Nadav’s words on this week’s page are basically just answers to three different “info-giving” checks that he asked for on the previous page.

Generally speaking, I think that when the GM asks for a player to roll an “info-giving” check, they should base it heavily on one of the distinct features of the character, preferably one that the player chose during character creation, or after.

Or in other words: Whatever way a player decided to build his character, that should be the lens through which they gain info about the world.

For example, Guy took Knowledge (Science), so Nadav tells him to roll that.
Lily chose to be Bogovian, so Nadav tells her to roll General Knowledge (basically, your Smarts).
After that, to make sure everyone gets something, he asks Rotem to roll her Spirit, which isn’t a normal “info-giving” Trait, but she chose to make this her highest Trait, and Nadav only wants her to access knowledge she already had and simply forgot about its importance.

Nadav then continues to give each of the players a unique piece of information, that is heavily coloured by the character feature he decided to build upon.

There are four main reasons to do any of this.

Rewarding Player Mechanical Choices

Frankly, this whole article is just a specific case of this single gigantic principle – whatever rules-related choice a player made should be rewarded by the GM. In this case, the reward is information, that only you could gain, thanks to that specific choice you made during character creation (or advancement). This has three huge benefits:

First, it keeps the player feeling useful, because they contribute in a way only they can, and make them feel their character is helpful and fun to play.

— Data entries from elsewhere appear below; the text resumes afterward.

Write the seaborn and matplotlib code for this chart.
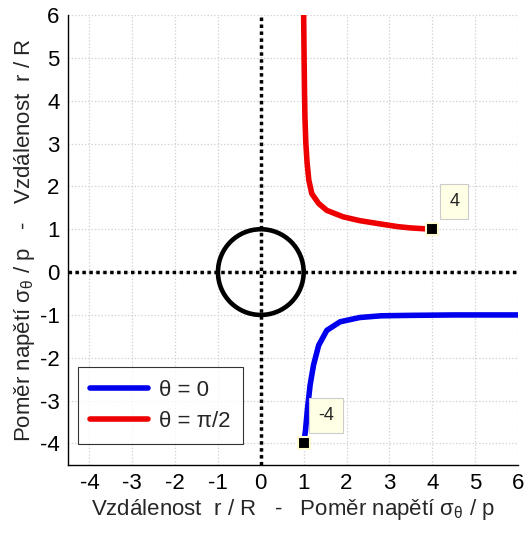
import seaborn as sns
import matplotlib.pyplot as plt
from matplotlib.patches import Circle

# values
ticks = [-4, -3, -2, -1, 0, 1, 2, 3, 4, 5, 6]
red_x = [1.0, 1.01, 1.02, 1.03, 1.05, 1.08, 1.12, 1.19, 1.35, 1.54, 1.92, 2.31, 2.81, 3.2, 3.5, 4.0]
red_y = [6.0, 5.0, 4.2, 3.6, 3.02, 2.55, 2.15, 1.83, 1.6, 1.44, 1.29, 1.2, 1.12, 1.06, 1.03, 1.0]
blue_x = [1.0, 1.04, 1.09, 1.15, 1.23, 1.35, 1.54, 1.85, 2.31, 2.81, 3.5, 4.5, 6.0]
blue_y = [-4.0, -3.72, -3.18, -2.64, -2.17, -1.71, -1.36, -1.16, -1.06, -1.02, -1.01, -1.0, -1.0]
hole_radius = 1.0
tip_x = [4, 1]
tip_y = [1, -4]
tip_text = ['4', '-4']

sns.set_style('white')
plt.rcParams['font.family'] = ['Liberation Sans', 'DejaVu Sans']
plt.rcParams['mathtext.fontset'] = 'custom'
plt.rcParams['mathtext.rm'] = 'Liberation Sans'
plt.rcParams['mathtext.it'] = 'Liberation Sans'
plt.rcParams['axes.unicode_minus'] = False

fig = plt.figure(figsize=(5.25, 5.35), dpi=100)
ax = fig.add_axes([0.1295, 0.131, 0.857, 0.841])

ax.grid(True, color='#cfcfcf', linestyle=':', linewidth=0.9)
ax.axhline(0, color='black', linestyle=(0, (1, 1)), linewidth=2.5, zorder=2)
ax.axvline(0, color='black', linestyle=(0, (1, 1)), linewidth=2.5, zorder=2)
ax.add_patch(Circle((0, 0), hole_radius, fill=False, edgecolor='black', linewidth=3.3, zorder=3))

sns.lineplot(x=blue_x, y=blue_y, color='#0000ee', linewidth=4, estimator=None, sort=False,
             label='θ = 0', ax=ax, zorder=4)
sns.lineplot(x=red_x, y=red_y, color='#ee0000', linewidth=4, estimator=None, sort=False,
             label='θ = π/2', ax=ax, zorder=4)
for line in ax.get_lines():
    line.set_solid_joinstyle('round')

ax.scatter(tip_x, tip_y, marker='s', s=80, color='black', edgecolor='#fffbd0', linewidth=1.5, zorder=6, clip_on=False)
for x, y, t in zip(tip_x, tip_y, tip_text):
    ax.annotate(t, xy=(x, y), xytext=(16, 20), textcoords='offset points', ha='center', va='center',
                fontsize=13, bbox=dict(boxstyle='square,pad=0.5', facecolor='#ffffe6', edgecolor='#cccccc', linewidth=0.8),
                zorder=7)

ax.set_xlim(-4.5, 6)
ax.set_ylim(-4.5, 6)
ax.set_xticks(ticks)
ax.set_yticks(ticks)
ax.tick_params(direction='in', length=4, width=0.8, labelsize=16, colors='black', pad=6)
for side in ['top', 'right']:
    ax.spines[side].set_visible(False)
for side in ['left', 'bottom']:
    ax.spines[side].set_color('black')
    ax.spines[side].set_linewidth(1.0)

ax.set_xlabel('Vzdálenost  r / R   -   Poměr napětí σ$_{\\mathrm{θ}}$ / p', fontsize=16, labelpad=2)
ax.set_ylabel('Poměr napětí σ$_{\\mathrm{θ}}$ / p   -   Vzdálenost  r / R', fontsize=16, labelpad=2)

leg = ax.legend(loc='lower left', bbox_to_anchor=(0.022, 0.047), borderaxespad=0, fontsize=16,
                frameon=True, fancybox=False, handlelength=2.6, handletextpad=0.5,
                borderpad=0.55, labelspacing=0.45)
leg.get_frame().set_edgecolor('black')
leg.get_frame().set_linewidth(0.8)

fig.savefig('out.png', dpi=100)
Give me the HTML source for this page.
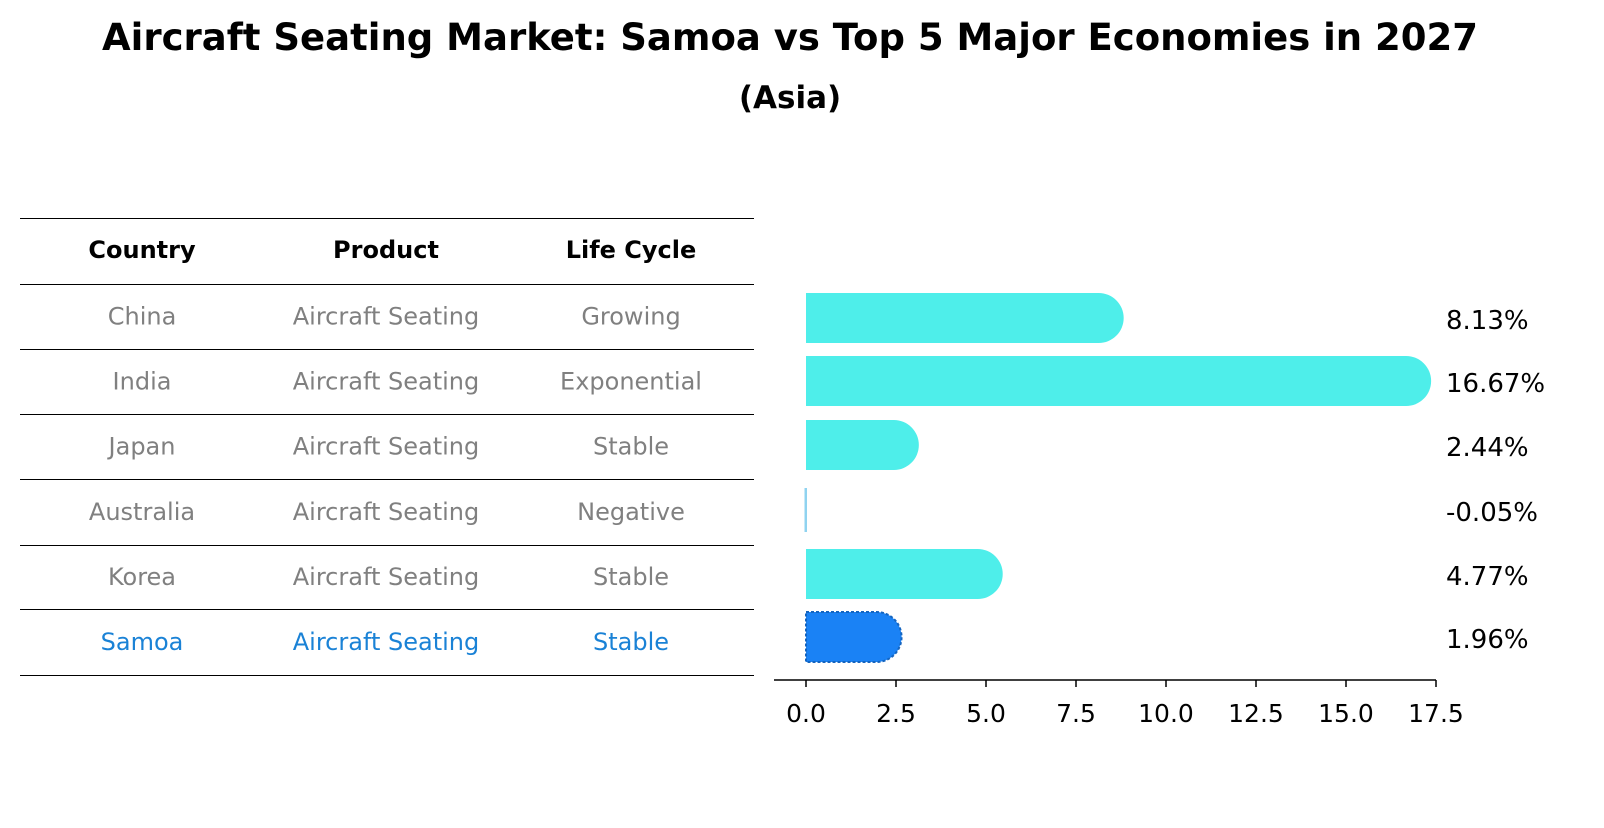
<!DOCTYPE html>
<html><head><meta charset="utf-8"><style>
body{margin:0;background:#fff;font-family:"Liberation Sans","DejaVu Sans",sans-serif}
</style></head><body>
<svg width="1604" height="823" font-family="DejaVu Sans, Liberation Sans, sans-serif">
<text x="790" y="50" text-anchor="middle" font-size="37" font-weight="bold">Aircraft Seating Market: Samoa vs Top 5 Major Economies in 2027</text>
<text x="790" y="108" text-anchor="middle" font-size="31" font-weight="bold">(Asia)</text>
<g id="table"></g>
<g id="bars"></g>
</svg>
<script>
const countries=["China","India","Japan","Australia","Korea","Samoa"];
const products=["Aircraft Seating","Aircraft Seating","Aircraft Seating","Aircraft Seating","Aircraft Seating","Aircraft Seating"];
const lifecycle=["Growing","Exponential","Stable","Negative","Stable","Stable"];
const values=[8.13,16.67,2.44,-0.05,4.77,1.96];
const ticks=[0,2.5,5,7.5,10,12.5,15,17.5];
const NS="http://www.w3.org/2000/svg";
function mk(p,t,a,txt){const e=document.createElementNS(NS,t);for(const k in a)e.setAttribute(k,a[k]);if(txt!==undefined)e.textContent=txt;p.appendChild(e);return e;}
const tb=document.getElementById('table');
const lineY=[218,284,349,414,479,545,609,675];
lineY.forEach(y=>{const l=mk(tb,'line',{x1:20,x2:754,y1:y+0.5,y2:y+0.5,stroke:'#000','stroke-width':1});

});
const cx=[142,386,631];
["Country","Product","Life Cycle"].forEach((h,i)=>{const t=mk(tb,'text',{x:cx[i],y:258,'text-anchor':'middle','font-size':24,'font-weight':'bold'},h);

});
countries.forEach((c,r)=>{const y=(lineY[r+1]+lineY[r+2])/2+8;const col=c==="Samoa"?"#1a82d6":"#808080";
[c,products[r],lifecycle[r]].forEach((v,i)=>{const t=mk(tb,'text',{x:cx[i],y:y,'text-anchor':'middle','font-size':24,fill:col},v);

});});
const g=document.getElementById('bars');
const x0=806,ppu=36;const X=v=>x0+v*ppu;
const centers=[318,381,445,510,574,637];const bh=50,r=25;
values.forEach((v,i)=>{const cy=centers[i];const y=cy-bh/2;const samoa=countries[i]==="Samoa";
const fill=samoa?"#1a82f5":"#4eeeea";
if(v>0){const xe=X(v);
const p=mk(g,'path',{d:`M${x0},${y} H${xe} A${r},${r} 0 0 1 ${xe},${y+bh} H${x0} Z`,fill:fill,stroke:samoa?"#1565c0":"none",'stroke-width':samoa?2:0,'stroke-dasharray':samoa?"3,2":"none"});

}
else{const p=mk(g,'rect',{x:x0-1.5,y:y+3,width:2.5,height:bh-6,fill:'#8fd3f0'});

}
const t=mk(g,'text',{x:1446,y:cy+11,'font-size':26},v.toFixed(2)+"%");

});
const ax=mk(g,'line',{x1:774,x2:X(17.5),y1:680,y2:680,stroke:'#000','stroke-width':1.5});


ticks.forEach(tv=>{const tl=mk(g,'line',{x1:X(tv),x2:X(tv),y1:680,y2:687,stroke:'#000','stroke-width':1.5});


const t=mk(g,'text',{x:X(tv),y:722,'text-anchor':'middle','font-size':25},tv.toFixed(1));

});
</script>
</body></html>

Second, it gives the rules meaning and importance, making sure the player pays attention to them.

Third, it reinforces the players trust in their GM, since the GM is showing they care about the players’ choices, and really, in games, choices are everything.

Focusing the Lens

The imaginary world is conveyed to the players through the GM’s descriptions, and it’s easy to sometimes just give The Truth as it is. “No, there’s no secret door on that wall.” That’s okay, but it’s almost always better to give the characters’ perception of The Truth, instead. Just like in the real world, where we can only access the objective reality through epistemological— Yes, well, the thing is, The Truth is immutable, and therefore boring, while perception leads to drama.

You might not notice something that’s there, or think you notice something that isn’t there; and whatever it is you notice will be coloured through the lens of your many, many fallacies as a sentient being. All of us are bigoted in some ways, lacking experience in various fields, and suffer from tons of biases. In the real world, that’s something many of us try to overcome in order to avoid drama and danger. In the imaginary world, let’s do the opposite!

“You don’t notice any secret door on that wall, there are none of the usual hidden Bogovian hand-holds.” — “Have I noticed something else?” — “Nothing else seems out of place, no.”

Are there really no secret doors on that wall? Or is it my subjective view – my lack of skills or experience, my tiredness, my contempt to Bogovians – that made me miss the secret door that’s actually there?

In many situations, this sort of question can be a useful thing to implant in a player’s mind.

Controlling Information

Let’s say Rotem wants to see what Muna knows about a piece of fabric inlaid with a Fjordstadian family symbol, that the party found in a scene of a crime. She rolls, the dice explode like crazy, and she gets 36 raises.


Does that mean she knows everything there is to know about the subject? If she rolled Knowledge (Fjordstadian Dynasties), then yes, probably. But if she rolled anything else, she should only gain information relevant to her character build.

This is important, because “everything there is to know” might be enough to overcome any and all obstacles in the story, especially if the adventure has an investigative vibe. Why should they go to search the crypts for the ancient family name, if Muna just knows it? But if she only knows that the fabric is a part of a funeral blanket, used in Fjordstadians burial, that would be enough to push the story forward, without jumping to the end.

The raises, of course, should not be ignored – the player earned them. They should be used, however, to supplement the next phase of the story, such as by allowing Muna to also realise the fabric has a strange scent, thus giving a warning about the lethal gas trap in the crypts. You know what, with 36 raises, she even recognises the specific plant the poison is made of (seeing as she a Masian tribal princess with Survival), and has some antidote on her.

Enriching the World

Finally, when you have to colour the information in specific hues, you usually have to add some cultural background or details in general, and both are good things.